Hell, Wolf himself even cites the study which concludes that somewhere between 10 and 20 percent of all adult women have experienced some form of incest. Excuse me? If every tenth or fifth woman reports suffering from incest, it's not statistically insignificant discrepancy, and it can't be written off as a one-off chance of somebody overcoming natural aversion. Not to mention that women in the study are victims who may feel justified to call out their abusers. What about the perpetrators? What about female incest offenders? And heaven forbids, what about consensual incest?
Honestly, I feel like there is a conspicuous lack of testimonies by people experiencing incestuous attraction. Wolf will gladly cite somebody reacting to incest negatively, but when it comes to representing the opposite side... it's crickets, man. Wolf would have you believe that incest hardly ever occurs! Shouldn't you, as a researcher, at least indicate that you tried obtaining reports by incest perpetrators or something? Nope, there's nothing.
With issues as stigmatized as incest, can we really expect people attracted to their family members to come forth and just admit it?.. It's almost as if social repercussions and backlash would outweigh honesty. If my point is still not convincing, think how many pedophiles would vehemently condemn pedophilia publicly. But what would I know :)))) Maybe we could all benefit by taking self-reports on how repugnant incest is with a grain of salt.
Wolf cites people's reaction to hypothetical consensual brother-sister incest scenario as a pivotal point in his studies, as it was then when he started to believe that incest aversion was ingrained in human biology. But can you really separate cultural conditioning by physiological aversion in this case? All I was thinking was, as someone brought up and still living in a homophobic society, homosexuality would warrant a similar knee jerk reaction here. And allow me to use some anecdotal evidence with my baby cousin who was still in elementary school when she expressed strong disapproval of homosexuality when asked, and after thinking for a short while even came up with reasoning that beautiful people should have beautiful children. What I'm trying to say is that social conditioning against a particular phenomenon can happen very early on.
Speaking of social conditioning, Wolf explores what taboo is and inadvertently contradicts himself. He reports that aside from incest, cultures also considered plethora of natural phenomena as ominous and unnatural, for example when a child was born abnormally, i.e., feet first, or when twins were born (with the latter being killed in certain cultures).
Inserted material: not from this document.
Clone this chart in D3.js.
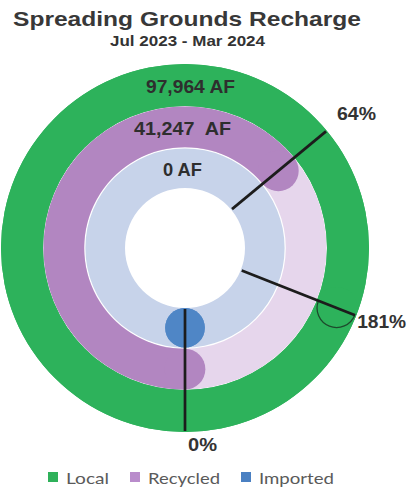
<!DOCTYPE html>
<html><head><meta charset="utf-8">
<script src="https://cdn.jsdelivr.net/npm/d3@7"></script>
<style>html,body{margin:0;padding:0;background:#fff;}svg{display:block;}</style>
</head><body>
<svg id="chart" width="417" height="491"></svg>
<script>
// ---- data ----
const title = "Spreading Grounds Recharge";
const subtitle = "Jul 2023 - Mar 2024";
const categories = ["Local", "Recycled", "Imported"];
const volumesAF = [97964, 41247, 0];
const percents = [181, 64, 0];
const volumeLabels = ["97,964 AF", "41,247  AF", "0 AF"];
const percentLabels = ["181%", "64%", "0%"];

// ---- styles / layout ----
const colors = ["#2db25b", "#b286c1", "#4f86c6"];
const trackColors = ["#2db25b", "#e6d6ec", "#c7d3ea"];
const legendColors = ["#2fb15a", "#b98ccb", "#4a80c2"];
const svg = d3.select("#chart");
const cx = 185, cy = 248;
const rings = [[142, 184], [100.8, 141.5], [60, 99.6]];
const angle = d3.scaleLinear().domain([0, 100]).range([Math.PI, 3 * Math.PI]);
const g = svg.append("g").attr("transform", `translate(${cx},${cy})`);

// tracks
g.selectAll("path.track").data(categories).join("path")
  .attr("class", "track")
  .attr("fill", (d, i) => trackColors[i])
  .attr("d", (d, i) => d3.arc()({innerRadius: rings[i][0], outerRadius: rings[i][1], startAngle: 0, endAngle: 2 * Math.PI}));

function pt(r, a) { return [r * Math.sin(a), -r * Math.cos(a)]; }

// progress arcs with round caps
categories.forEach((c, i) => {
  const [ri, ro] = rings[i];
  const mid = (ri + ro) / 2, capR = (ro - ri) / 2;
  const a0 = angle(0), a1 = angle(percents[i]);
  const grp = g.append("g");
  if (a1 > a0) {
    if (a1 - a0 >= 2 * Math.PI) {
      grp.append("path").attr("fill", colors[i])
        .attr("d", d3.arc()({innerRadius: ri, outerRadius: ro, startAngle: 0, endAngle: 2 * Math.PI}));
    } else {
      grp.append("path").attr("fill", colors[i])
        .attr("d", d3.arc()({innerRadius: ri, outerRadius: ro, startAngle: a0, endAngle: a1}));
      const s = pt(mid, a0);
      grp.append("circle").attr("cx", s[0]).attr("cy", s[1]).attr("r", capR).attr("fill", colors[i]);
    }
  } else {
    const s = pt(mid, a0);
    grp.append("circle").attr("cx", s[0]).attr("cy", s[1]).attr("r", capR).attr("fill", colors[i]);
  }
  const e = pt(mid, a1);
  grp.append("circle").attr("cx", e[0]).attr("cy", e[1]).attr("r", capR).attr("fill", colors[i]);
  if (a1 - a0 > 2 * Math.PI) {
    const p = d3.path();
    p.arc(e[0], e[1], capR - 1.5, a1 - Math.PI / 2, a1 + Math.PI / 2, false);
    grp.append("path").attr("d", p.toString()).attr("fill", "none")
      .attr("stroke", "#1d4a2c").attr("stroke-width", 1.3);
  }
});

// marker lines
const rIn = rings[2][0] + 1, rOut = rings[0][1] - 1;
g.selectAll("line.marker").data(percents).join("line")
  .attr("class", "marker")
  .attr("x1", d => pt(rIn, angle(d))[0]).attr("y1", d => pt(rIn, angle(d))[1])
  .attr("x2", d => pt(rOut, angle(d))[0]).attr("y2", d => pt(rOut, angle(d))[1])
  .attr("stroke", "#1c1c1c").attr("stroke-width", 2.7);

// percent labels
const pctOffsets = [[2, 13], [11, -11], [3, 20]];
const pctWidths = [49, 39, 29];
g.selectAll("text.pct").data(percentLabels).join("text")
  .attr("class", "pct")
  .attr("x", (d, i) => pt(rOut, angle(percents[i]))[0] + pctOffsets[i][0])
  .attr("y", (d, i) => pt(rOut, angle(percents[i]))[1] + pctOffsets[i][1])
  .attr("textLength", (d, i) => pctWidths[i]).attr("lengthAdjust", "spacingAndGlyphs")
  .attr("font-family", "Liberation Sans, Arial, sans-serif").attr("font-weight", "bold")
  .attr("font-size", 18).attr("fill", "#333").text(d => d);

// volume labels
const volDx = [5.5, -2.5, -2.5];
const volWidths = [89, 97, 39];
g.selectAll("text.vol").data(volumeLabels).join("text")
  .attr("class", "vol")
  .attr("x", (d, i) => volDx[i])
  .attr("y", (d, i) => -(rings[i][0] + rings[i][1]) / 2 + 8)
  .attr("text-anchor", "middle")
  .attr("textLength", (d, i) => volWidths[i]).attr("lengthAdjust", "spacingAndGlyphs")
  .style("white-space", "pre")
  .attr("font-family", "Liberation Sans, Arial, sans-serif").attr("font-weight", "bold")
  .attr("font-size", 17.5).attr("fill", "#2e2e2e").text(d => d);

// title
svg.append("text").attr("x", 187).attr("y", 26).attr("text-anchor", "middle")
  .attr("textLength", 348).attr("lengthAdjust", "spacingAndGlyphs")
  .attr("font-family", "Liberation Sans, Arial, sans-serif").attr("font-weight", "bold")
  .attr("font-size", 21).attr("fill", "#383838").text(title);
svg.append("text").attr("x", 187.5).attr("y", 46).attr("text-anchor", "middle")
  .attr("textLength", 155).attr("lengthAdjust", "spacingAndGlyphs")
  .attr("font-family", "Liberation Sans, Arial, sans-serif").attr("font-weight", "bold")
  .attr("font-size", 14).attr("fill", "#333").text(subtitle);

// legend
const legWidths = [43, 72, 75];
let lx = 48;
categories.forEach((c, i) => {
  svg.append("rect").attr("x", lx).attr("y", 472).attr("width", 10).attr("height", 10).attr("fill", legendColors[i]);
  svg.append("text").attr("x", lx + 18).attr("y", 484)
    .attr("textLength", legWidths[i]).attr("lengthAdjust", "spacingAndGlyphs")
    .attr("font-family", "Lato, 'Noto Sans', sans-serif").attr("font-size", 16)
    .attr("fill", "#5a5a5a").text(c);
  lx += 18 + legWidths[i] + 21;
});
</script>
</body></html>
So, it seems that social taboos (incest, homosexuality, menstruation, twins, etc) are somewhat arbitrary with incest being one of a few instances when a broken clock is right: inbreeding is really not ideal evolutionary.
By the way, this book made me come up with my own theory of incestuous attraction. It stands to reason that what we are attracted to stems from genetic and epigenetic factors. Since inbreeding results in a lot of disorders, individuals inclined to incestuous reproduction simply didn't survive natural selection with the majority of human not having genetic predisposition to be attracted to close relatives. Later cultural aversion was formulated: if the majority can't relate to your lived experiences, then you are the one who's wrong and should be punished.
Ahh,,, this is getting embarrassingly long.... I just wanted to say a couple more things. I find strawmanning the opposite side cringe and unconvincing if you are just A LITTLE BIT familiar with the subject at hand. Honestly, you don't even have to be read on it, just look around and see how unrealistic Wolf's arguments are. W sigmund freud or whatever.
ANd!!! The chapter on the connection between witchcraft and incest was very interesting and new to me! Not that it helped Wolf's case but!